1. The axles and the trailing arms should be the same length to minimize axle plunge. To achieve this means lengthening the wheel base a few inches but I suspect that the improved geometry will be worth it.
2. The trailing arm pivots and the inner CV should pivot in the same plane to further minimize axle plunge. I can do this but ground clearance will suffer....I was hoping to have the bottom of the car "slick" from one end to the other but to get everything pivoting on the same plane out back will require that the ring and pinon sump hang a couple of inches below the rest of the car. I can skid plate around it and with 38"s, I don't think I'll have much of an issue with it but whats more important? Good geometry or ground clearance?
3. While I've heard that 3" is about the right distance to offset the inner and outer CVs when everything is level to help minimize axle plunge, that works out to 2.5" as my car will only be 84" wide.
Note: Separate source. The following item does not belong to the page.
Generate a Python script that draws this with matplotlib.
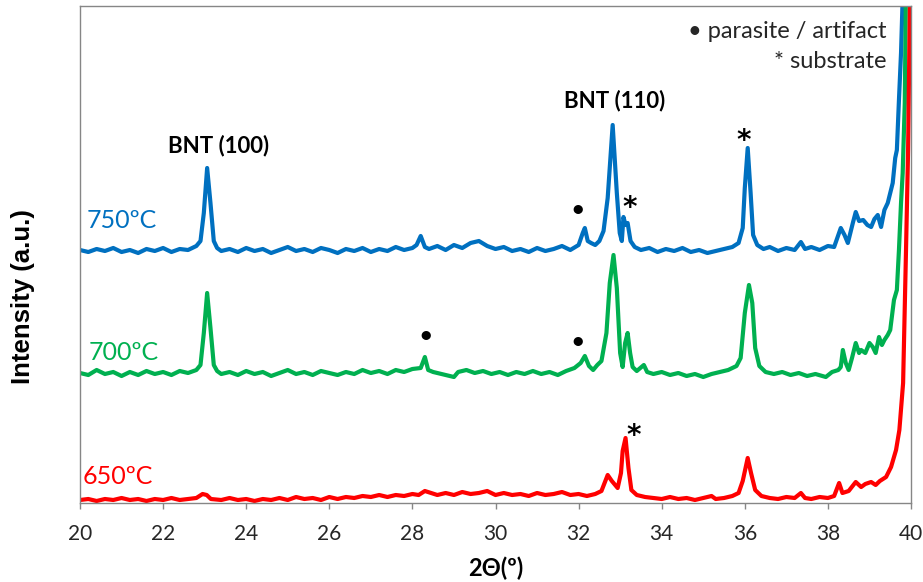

The goal is to not have the outer CV in front of the inner CV at full droop which shouldn't be hard to do.
4. At full pack, the rear shocks should be working at a right angle to the trailing arm pivots.
5. A decent rule of thumb for lower shock mount placement on the trailing arm is roughly at a distance 80% down the trailing arm from the pivot and as close to the tire as you can get it without hitting it. I can't remember exactly how I came to this conclusion but I believe it was in a thread about shock/wheel travel ratios.
6. Unfortunately, I'm not going to be able to use "off the shelf" axles unless I'm cool running this thing at 88" and that's a little too much ass for the places I go. Kartek can shorten them up so I guess thats the plan at this point.
The new front end is going together now and I was able to addresses a lot of nagging little issues I had with the old one.
I have an old Del Sol and would love to find someone to do this for me!